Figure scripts
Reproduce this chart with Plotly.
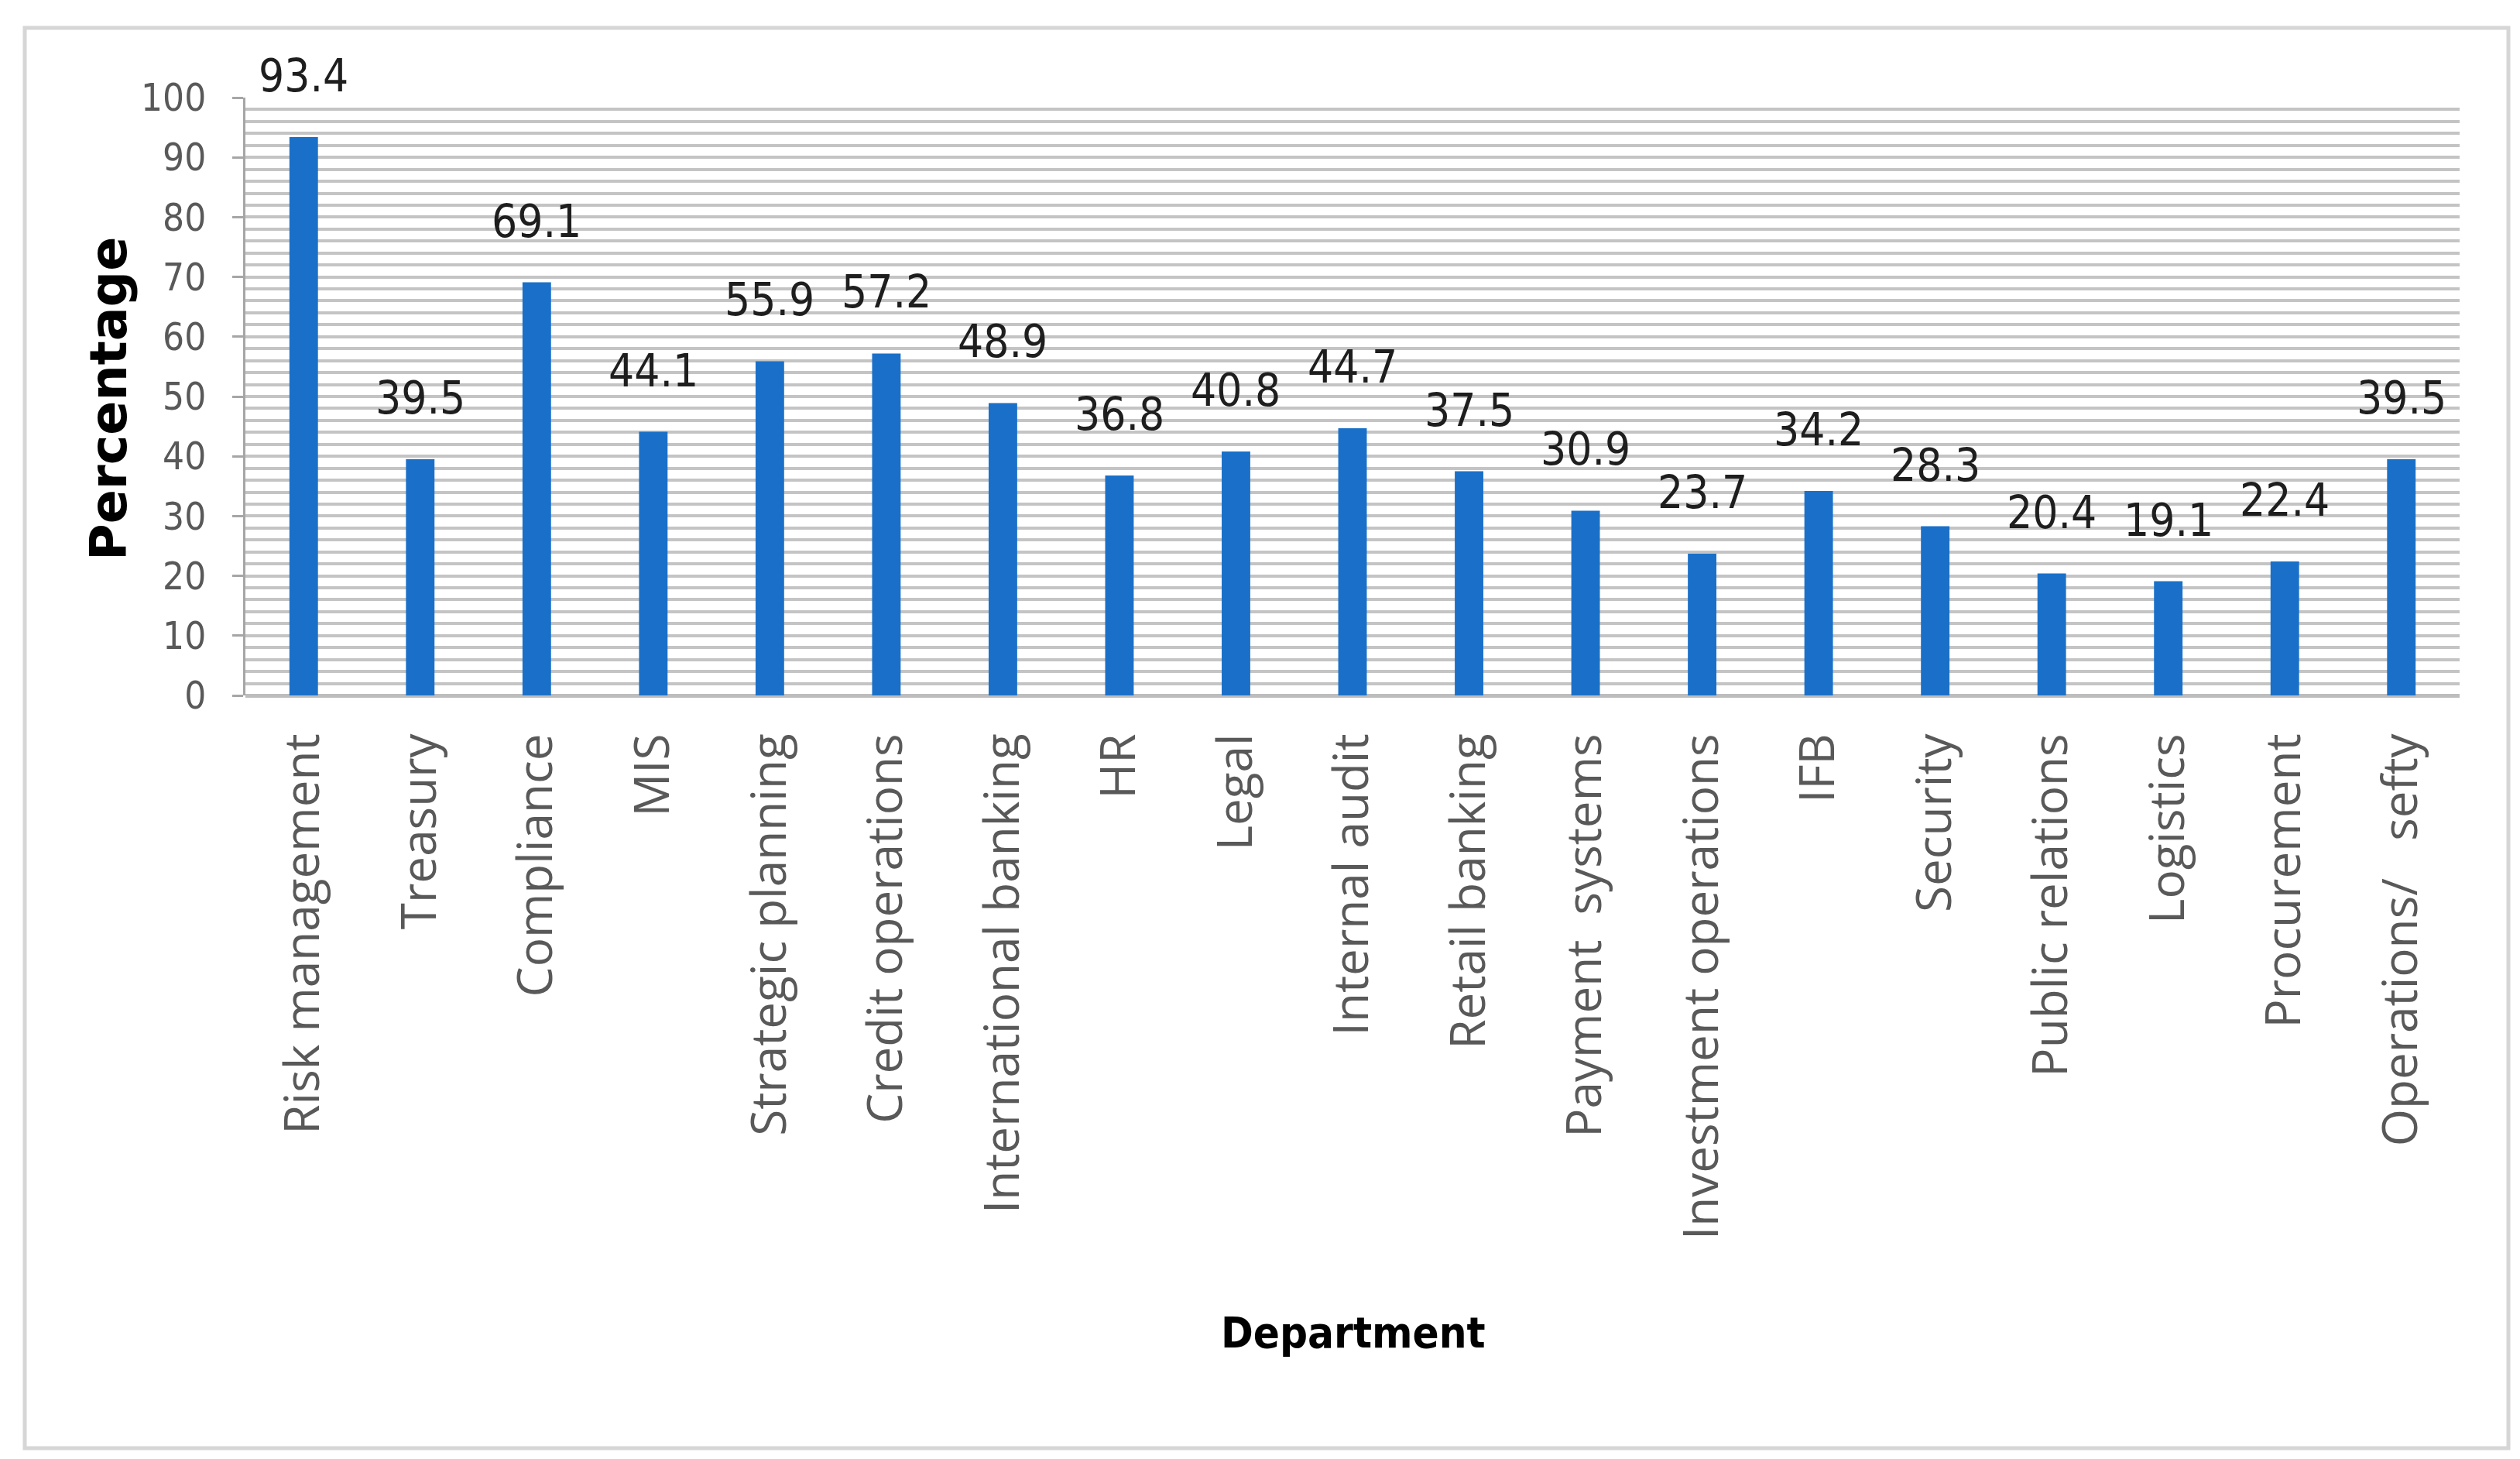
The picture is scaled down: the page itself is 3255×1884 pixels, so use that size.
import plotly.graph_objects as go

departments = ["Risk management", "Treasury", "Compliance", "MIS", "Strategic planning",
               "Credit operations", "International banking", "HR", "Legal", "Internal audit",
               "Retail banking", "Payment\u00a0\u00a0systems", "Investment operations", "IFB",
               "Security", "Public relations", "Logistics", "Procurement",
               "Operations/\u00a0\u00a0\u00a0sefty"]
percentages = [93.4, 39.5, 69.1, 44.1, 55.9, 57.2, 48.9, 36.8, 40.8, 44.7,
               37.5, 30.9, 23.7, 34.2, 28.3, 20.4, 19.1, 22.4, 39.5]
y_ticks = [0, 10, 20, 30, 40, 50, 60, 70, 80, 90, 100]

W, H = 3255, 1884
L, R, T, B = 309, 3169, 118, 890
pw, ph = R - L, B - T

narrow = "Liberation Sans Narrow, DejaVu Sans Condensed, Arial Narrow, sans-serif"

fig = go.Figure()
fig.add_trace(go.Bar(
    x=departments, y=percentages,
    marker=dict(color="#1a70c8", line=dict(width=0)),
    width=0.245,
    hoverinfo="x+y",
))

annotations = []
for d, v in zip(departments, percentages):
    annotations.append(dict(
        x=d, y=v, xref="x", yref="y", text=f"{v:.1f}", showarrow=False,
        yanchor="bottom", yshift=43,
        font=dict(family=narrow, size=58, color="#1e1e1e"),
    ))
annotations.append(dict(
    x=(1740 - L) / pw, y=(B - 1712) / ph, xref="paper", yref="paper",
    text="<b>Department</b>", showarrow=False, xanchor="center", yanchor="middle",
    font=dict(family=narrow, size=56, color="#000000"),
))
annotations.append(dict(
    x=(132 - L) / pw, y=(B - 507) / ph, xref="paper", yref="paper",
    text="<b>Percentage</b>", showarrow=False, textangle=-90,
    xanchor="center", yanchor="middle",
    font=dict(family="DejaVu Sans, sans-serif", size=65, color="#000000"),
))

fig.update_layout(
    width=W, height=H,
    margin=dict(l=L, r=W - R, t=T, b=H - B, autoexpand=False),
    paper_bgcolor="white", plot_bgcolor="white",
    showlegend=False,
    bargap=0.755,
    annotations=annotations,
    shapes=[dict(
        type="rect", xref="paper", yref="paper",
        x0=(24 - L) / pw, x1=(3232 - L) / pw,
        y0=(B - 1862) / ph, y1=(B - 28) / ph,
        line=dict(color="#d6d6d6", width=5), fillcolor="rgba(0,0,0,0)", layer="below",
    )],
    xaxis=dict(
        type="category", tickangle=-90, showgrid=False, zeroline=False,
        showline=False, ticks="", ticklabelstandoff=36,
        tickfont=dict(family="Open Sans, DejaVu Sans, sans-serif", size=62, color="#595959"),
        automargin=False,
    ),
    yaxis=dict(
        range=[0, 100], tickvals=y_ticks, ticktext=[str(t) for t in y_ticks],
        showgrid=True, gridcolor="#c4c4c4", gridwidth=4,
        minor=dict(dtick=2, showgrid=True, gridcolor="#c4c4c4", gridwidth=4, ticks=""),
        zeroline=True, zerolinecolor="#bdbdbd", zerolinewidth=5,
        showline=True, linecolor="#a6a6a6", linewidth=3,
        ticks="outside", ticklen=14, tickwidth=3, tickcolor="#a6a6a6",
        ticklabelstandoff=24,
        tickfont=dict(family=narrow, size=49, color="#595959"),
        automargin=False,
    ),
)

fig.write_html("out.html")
==
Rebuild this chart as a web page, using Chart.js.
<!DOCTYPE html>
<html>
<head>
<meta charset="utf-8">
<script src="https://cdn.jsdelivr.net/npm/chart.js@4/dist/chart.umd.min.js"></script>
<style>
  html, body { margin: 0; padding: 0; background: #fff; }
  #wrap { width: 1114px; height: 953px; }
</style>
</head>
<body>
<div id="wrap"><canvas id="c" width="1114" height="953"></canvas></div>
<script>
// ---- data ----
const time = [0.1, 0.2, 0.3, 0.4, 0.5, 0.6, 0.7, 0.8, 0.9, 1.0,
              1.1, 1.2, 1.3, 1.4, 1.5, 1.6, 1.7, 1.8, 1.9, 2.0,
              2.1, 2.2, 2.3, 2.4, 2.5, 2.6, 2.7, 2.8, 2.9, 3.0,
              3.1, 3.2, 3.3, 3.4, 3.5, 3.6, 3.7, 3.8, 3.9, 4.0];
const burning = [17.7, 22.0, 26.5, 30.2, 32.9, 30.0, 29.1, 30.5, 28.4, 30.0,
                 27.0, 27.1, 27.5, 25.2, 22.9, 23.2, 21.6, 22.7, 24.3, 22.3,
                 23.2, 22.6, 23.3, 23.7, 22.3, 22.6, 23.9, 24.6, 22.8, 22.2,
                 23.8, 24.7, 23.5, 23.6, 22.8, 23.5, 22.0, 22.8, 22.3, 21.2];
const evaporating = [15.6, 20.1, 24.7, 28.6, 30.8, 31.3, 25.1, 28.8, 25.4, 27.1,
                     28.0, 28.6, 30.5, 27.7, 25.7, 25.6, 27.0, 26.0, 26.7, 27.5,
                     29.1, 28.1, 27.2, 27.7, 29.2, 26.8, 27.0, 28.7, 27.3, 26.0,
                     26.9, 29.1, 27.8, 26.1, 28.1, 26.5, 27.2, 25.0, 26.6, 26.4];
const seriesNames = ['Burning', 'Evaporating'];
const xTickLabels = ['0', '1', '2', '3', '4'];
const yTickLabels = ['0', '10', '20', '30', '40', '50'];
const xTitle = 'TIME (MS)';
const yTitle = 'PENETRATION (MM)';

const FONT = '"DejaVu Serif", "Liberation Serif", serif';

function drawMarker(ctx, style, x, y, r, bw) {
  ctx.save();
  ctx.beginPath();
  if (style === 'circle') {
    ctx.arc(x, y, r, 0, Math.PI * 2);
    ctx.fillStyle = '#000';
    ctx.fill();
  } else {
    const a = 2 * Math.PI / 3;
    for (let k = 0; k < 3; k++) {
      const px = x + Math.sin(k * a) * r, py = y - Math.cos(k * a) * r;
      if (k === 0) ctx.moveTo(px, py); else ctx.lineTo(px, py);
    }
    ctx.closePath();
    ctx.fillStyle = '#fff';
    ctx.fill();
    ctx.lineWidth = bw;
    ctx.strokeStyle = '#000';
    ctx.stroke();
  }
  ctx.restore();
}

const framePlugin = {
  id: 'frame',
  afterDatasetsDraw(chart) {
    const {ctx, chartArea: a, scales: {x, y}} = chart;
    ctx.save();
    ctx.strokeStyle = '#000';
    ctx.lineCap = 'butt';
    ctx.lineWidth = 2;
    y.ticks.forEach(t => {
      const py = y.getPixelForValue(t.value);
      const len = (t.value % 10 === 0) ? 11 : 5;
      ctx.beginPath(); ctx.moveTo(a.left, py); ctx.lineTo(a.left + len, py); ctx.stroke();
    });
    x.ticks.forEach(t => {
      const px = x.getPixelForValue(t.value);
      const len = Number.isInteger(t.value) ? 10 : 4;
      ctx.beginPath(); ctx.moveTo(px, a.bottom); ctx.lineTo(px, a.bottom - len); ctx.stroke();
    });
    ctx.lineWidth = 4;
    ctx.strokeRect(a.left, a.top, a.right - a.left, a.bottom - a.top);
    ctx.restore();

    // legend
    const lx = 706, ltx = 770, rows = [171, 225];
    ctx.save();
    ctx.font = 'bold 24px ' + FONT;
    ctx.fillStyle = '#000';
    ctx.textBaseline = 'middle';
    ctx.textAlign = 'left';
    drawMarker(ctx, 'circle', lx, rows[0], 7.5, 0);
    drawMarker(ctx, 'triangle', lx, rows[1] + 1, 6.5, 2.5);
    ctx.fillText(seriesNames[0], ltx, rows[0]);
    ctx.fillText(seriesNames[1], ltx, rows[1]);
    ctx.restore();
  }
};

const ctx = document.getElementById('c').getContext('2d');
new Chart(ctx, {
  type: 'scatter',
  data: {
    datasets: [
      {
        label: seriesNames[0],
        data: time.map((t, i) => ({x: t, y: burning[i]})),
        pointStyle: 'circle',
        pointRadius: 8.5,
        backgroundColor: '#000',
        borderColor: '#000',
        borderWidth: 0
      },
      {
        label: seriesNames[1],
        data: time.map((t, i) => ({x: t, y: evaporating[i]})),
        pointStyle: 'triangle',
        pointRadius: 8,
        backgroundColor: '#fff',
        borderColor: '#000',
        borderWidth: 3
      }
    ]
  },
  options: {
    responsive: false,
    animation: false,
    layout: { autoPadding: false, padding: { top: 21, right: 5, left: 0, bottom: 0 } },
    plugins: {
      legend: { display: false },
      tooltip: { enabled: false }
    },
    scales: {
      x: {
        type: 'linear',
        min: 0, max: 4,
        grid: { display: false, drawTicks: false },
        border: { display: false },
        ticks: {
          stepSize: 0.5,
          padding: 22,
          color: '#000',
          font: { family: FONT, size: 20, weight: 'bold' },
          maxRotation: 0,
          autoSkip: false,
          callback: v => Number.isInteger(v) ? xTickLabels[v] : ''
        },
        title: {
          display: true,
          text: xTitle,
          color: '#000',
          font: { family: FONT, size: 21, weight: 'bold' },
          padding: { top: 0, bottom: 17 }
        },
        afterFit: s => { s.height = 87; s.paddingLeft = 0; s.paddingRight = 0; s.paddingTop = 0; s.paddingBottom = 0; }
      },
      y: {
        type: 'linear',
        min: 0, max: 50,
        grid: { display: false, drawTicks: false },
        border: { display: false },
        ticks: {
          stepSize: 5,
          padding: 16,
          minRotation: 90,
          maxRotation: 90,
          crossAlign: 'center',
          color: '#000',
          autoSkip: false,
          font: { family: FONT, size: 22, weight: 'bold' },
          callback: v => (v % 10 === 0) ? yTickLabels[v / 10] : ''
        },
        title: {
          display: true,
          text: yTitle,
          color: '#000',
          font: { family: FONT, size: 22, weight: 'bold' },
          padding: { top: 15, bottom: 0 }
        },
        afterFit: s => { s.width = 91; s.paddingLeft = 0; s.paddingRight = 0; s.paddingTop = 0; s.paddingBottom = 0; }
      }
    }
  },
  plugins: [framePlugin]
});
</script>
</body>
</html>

### [Required task]
Please print exactly, and only, the lines from the line with "The picture is" to the line with "import plotly.graph_objects as go", both included.

### [Problem solution]
The picture is scaled down: the page itself is 3255×1884 pixels, so use that size.
import plotly.graph_objects as go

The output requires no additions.